ICAC charges Donald Tsang with 2 counts of misconduct in office

Former Hong Kong chief executive Donald Tsang Yam-kuen was charged by the city's graft-busting agency Monday morning with two counts of misconduct in public office.
Tsang, 70, appeared at the Eastern Magistrates' Courts at 2:30 p.m.
After the charges were read out to him, he was released on HK$100,000 bail and told he must appear in court on Nov. 13.
Both charges were related to a three-story flat at East Pacific Garden in Shenzhen, the Independent Commission Against Corruption said.
The first charge alleges that Tsang failed, while chief executive, to inform the Executive Council -- during ExCo meetings between Nov. 2, 2010, and Jan. 20, 2012, in which license applications by Wave Media Ltd. (WML), were discussed and approved -- about his negotiations with a major shareholder of WML over a lease for the flat.
Tsang also failed to disclose a related payment of 800,000 yuan (US$125,800) to a company of that major shareholder of WML in November 2010, the charge alleges.

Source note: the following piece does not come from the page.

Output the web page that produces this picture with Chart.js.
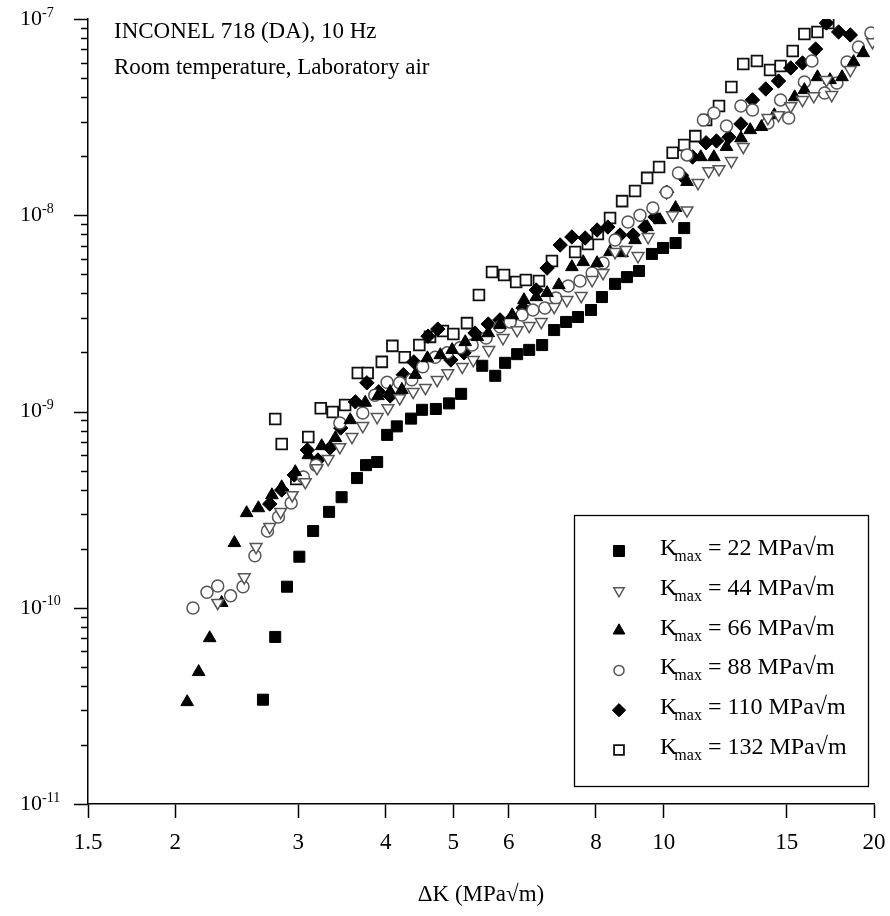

WML was later renamed Digital Broadcasting Corp. Hong Kong Ltd.
An architect was hired to decorate the flat.
The second charge alleges that between December 2010 and July 2011, Tsang failed to inform the then permanent secretary for the Chief Executive’s Office, the Development Bureau and the Honours and Non-official Justices of the Peace Selection Committee about his interest in the lease of the flat and the engagement of that architect when he proposed that the architect be considered for nomination under the honors and awards system.
The ICAC said the case arose from complaints about corruption and that the agency's enquiries revealed the alleged offences.
As he left the court, Tsang told reporters: "For the past three-and-a-half years, I have cooperated fully with the ICAC investigation.
"My conscience is clear.
"I have every confidence that the court will exonerate me at the end of its proceedings."